“For we may promise ourselves a great deal of comfort in a true friend.” – Matthew Henry
A couple of months ago, I finished a book by Erick Erickson titled “Before You Wake”. Erickson is a talk show host out of Atlanta and conservative commentator. The book essentially consists of ten letters that include a mix of advice, both practical and spiritual, and other words of wisdom designed for Erickson’s children. One of the “letters” is actually a chapter full of his favorite recipes (!). The beauty of these letters is that they apply not just to children but everyone. I especially liked his final chapter, which included odds and ends of things that he wanted his children to know, but wouldn’t necessarily stand alone as a full chapter. Here are some examples from that chapter that resonated with me:
“People are sinners. They are bound to disappoint. Forgive them when they do, but never expect to be forgiven.”
“Take long walks alone, turn off the music, and talk to God. He’s ready to listen.”
“Good things happen to bad people and bad things happen to good people.

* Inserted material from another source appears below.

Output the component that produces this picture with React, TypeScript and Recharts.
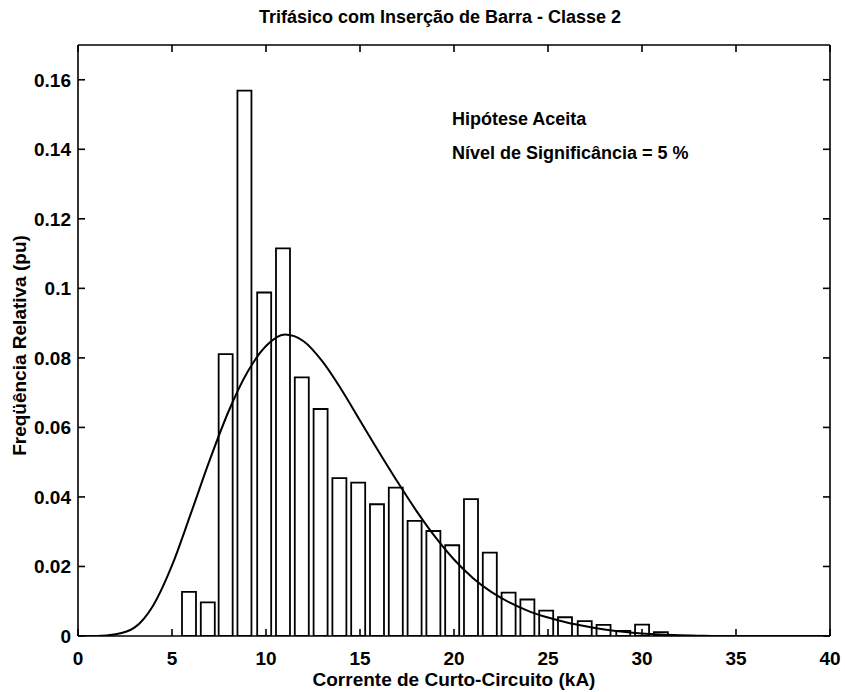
import { ComposedChart, Bar, Line, XAxis, YAxis } from 'recharts';

// histogram bins (kA) and relative frequency (pu)
const binCenters = [5.9, 6.9, 7.85, 8.85, 9.9, 10.9, 11.9, 12.9, 13.9, 14.9, 15.9, 16.9, 17.9, 18.9, 19.9, 20.9, 21.9, 22.9, 23.9, 24.9, 25.9, 26.95, 27.95, 29.0, 30.0, 31.0];
const relFreq = [0.0127, 0.0097, 0.0811, 0.1569, 0.0988, 0.1115, 0.0744, 0.0653, 0.0454, 0.0441, 0.0379, 0.0427, 0.0331, 0.0302, 0.0261, 0.0394, 0.024, 0.0125, 0.0105, 0.0073, 0.0054, 0.0043, 0.0032, 0.0015, 0.0033, 0.0011];

// fitted density curve
const curveX = [0, 1, 2, 3, 4, 5, 6, 7, 8, 9, 10, 11, 12, 13, 14, 15, 16, 17, 18, 19, 20, 21, 22, 23, 24, 25, 26, 27, 28, 29, 30, 31, 32, 33, 34, 35, 36, 37, 38, 39, 40];
const curveY = [0, 0.00002, 0.0005, 0.0024, 0.0088, 0.0203, 0.0352, 0.0505, 0.0645, 0.0758, 0.0834, 0.0867, 0.0848, 0.079, 0.071, 0.062, 0.053, 0.0443, 0.036, 0.0285, 0.022, 0.0167, 0.0126, 0.0095, 0.0071, 0.0053, 0.0039, 0.0028, 0.0019, 0.0012, 0.0007, 0.0004, 0.0002, 0.0001, 0, 0, 0, 0, 0, 0, 0];

const xTicks = [0, 5, 10, 15, 20, 25, 30, 35, 40];
const yTicks = [0, 0.02, 0.04, 0.06, 0.08, 0.1, 0.12, 0.14, 0.16];

const histData = binCenters.map((x, i) => ({ x, freq: relFreq[i] }));
const curveData = curveX.map((x, i) => ({ x, pdf: curveY[i] }));

const FONT = '"Liberation Sans", Arial, sans-serif';

const TopLabels = ({ viewBox }: any) => {
  const { x, width } = viewBox;
  const y = viewBox.y + viewBox.height;
  return (
    <g fontFamily={FONT} fill="#000">
      <text x={x + width / 2 - 14} y={y - 28} textAnchor="middle" dominantBaseline="central" fontSize={18} fontWeight="bold">
        Trifásico com Inserção de Barra - Classe 2
      </text>
      <text x={x + 374} y={y + 74} dominantBaseline="central" fontSize={18} fontWeight="bold">
        Hipótese Aceita
      </text>
      <text x={x + 374} y={y + 108} dominantBaseline="central" fontSize={18} fontWeight="bold">
        Nível de Significância = 5 %
      </text>
    </g>
  );
};

const XLabel = ({ viewBox }: any) => {
  const { x, y, width } = viewBox;
  return (
    <text x={x + width / 2} y={y + 43} textAnchor="middle" dominantBaseline="central" fontFamily={FONT} fontSize={19} fontWeight="bold" fill="#000">
      Corrente de Curto-Circuito (kA)
    </text>
  );
};

const YLabel = ({ viewBox }: any) => {
  const cx = viewBox.x + 19;
  const cy = viewBox.y + viewBox.height / 2 + 5;
  return (
    <text x={cx} y={cy} transform={`rotate(-90 ${cx} ${cy})`} textAnchor="middle" dominantBaseline="central" fontFamily={FONT} fontSize={19} fontWeight="bold" fill="#000">
      Freqüência Relativa (pu)
    </text>
  );
};

const tickStyle = { fill: '#000', fontSize: 19, fontWeight: 'bold', fontFamily: FONT };
const axisStroke = { stroke: '#000', strokeWidth: 1.6 };

export default function App() {
  return (
    <div style={{ position: 'absolute', left: 0, top: 0, background: '#fff' }}>
      <ComposedChart width={845} height={692} data={histData} margin={{ top: 44, right: 14, bottom: 0, left: 0 }}>
        <XAxis
          dataKey="x"
          type="number"
          domain={[0, 40]}
          ticks={xTicks}
          interval={0}
          allowDataOverflow
          height={56}
          tickSize={-7}
          tickMargin={23}
          tick={tickStyle}
          axisLine={axisStroke}
          tickLine={axisStroke}
          label={<XLabel />}
        />
        <XAxis
          xAxisId="top"
          orientation="top"
          dataKey="x"
          type="number"
          domain={[0, 40]}
          ticks={xTicks}
          interval={0}
          allowDataOverflow
          height={1}
          tickSize={-7}
          tickFormatter={() => ''}
          axisLine={axisStroke}
          tickLine={axisStroke}
          label={<TopLabels />}
        />
        <YAxis
          type="number"
          domain={[0, 0.17]}
          ticks={yTicks}
          interval={0}
          allowDataOverflow
          width={78}
          tickSize={-7}
          tickMargin={14}
          tick={tickStyle}
          tickFormatter={(v: number) => String(v)}
          axisLine={axisStroke}
          tickLine={axisStroke}
          label={<YLabel />}
        />
        <YAxis
          yAxisId="right"
          orientation="right"
          type="number"
          domain={[0, 0.17]}
          ticks={yTicks}
          interval={0}
          allowDataOverflow
          width={1}
          tickSize={-7}
          tickFormatter={() => ''}
          axisLine={axisStroke}
          tickLine={axisStroke}
        />
        <Bar dataKey="freq" barSize={14} fill="#fff" stroke="#000" strokeWidth={1.8} isAnimationActive={false} />
        <Line xAxisId="top" data={curveData} dataKey="pdf" type="monotone" stroke="#000" strokeWidth={2} dot={false} activeDot={false} isAnimationActive={false} />
      </ComposedChart>
    </div>
  );
}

Do not expect fairness in this world and do not expect unfairness in the next.
“It is vastly easier to be dismissive of someone than it is to understand them. That does not make it right to dismiss them.”
These types of quick hits from Erickson that made up the final chapter was probably my favorite section of the book. It also caused me open up Proverbs and I found myself at the familiar words in chapter 18:
A man of many companions may be ruined,
but there is a friend who sticks closer than a brother.
– Proverbs 18:24 (WEB)
Erickson’s book was sent to me by my dear friend Buffy. When I was first thinking about transitioning into librarianship from IT support about twelve years ago, Buffy was one of the main people who inspired me to do so. Her blog was where I really first benefited from her wisdom and learned what it might be like to work as a librarian, and this was long before we became friends. Since then she has continued to inspire me with what she does on a daily basis as an educator and I’ve tried (however faintly) to incorporate how she thinks and what she does into my own practices. More than all that, though, Buffy is a like-minded soul. We were raised in the same time period with similar values and it has been great for me to know someone like her who can sympathize that there is a way to do things in this world, and certain things are right and certain things are wrong. There is simply too much gray now where there wasn’t before, regardless of what this world tries to tell us each day (which was a main theme of Erickson’s as well). We’ve also talked often about what it’s like to be a person of faith and to follow Christ in these days. I have gone through some ups and downs and major life events over the last few years (with another one on-deck!) and Buffy’s encouragement and prayers through these have been invaluable to me.
So while I really enjoyed Erickson’s book and learned a great deal through it, I am even more thankful for the friend who sent it to me. In commenting on Proverbs 18:24, Matthew Henry remarked that “we may promise ourselves a great deal of comfort in a true friend”. I have found this to be the case with my dear friend Buffy, and thank God for her. I can think of few people who I treasure more as a friend!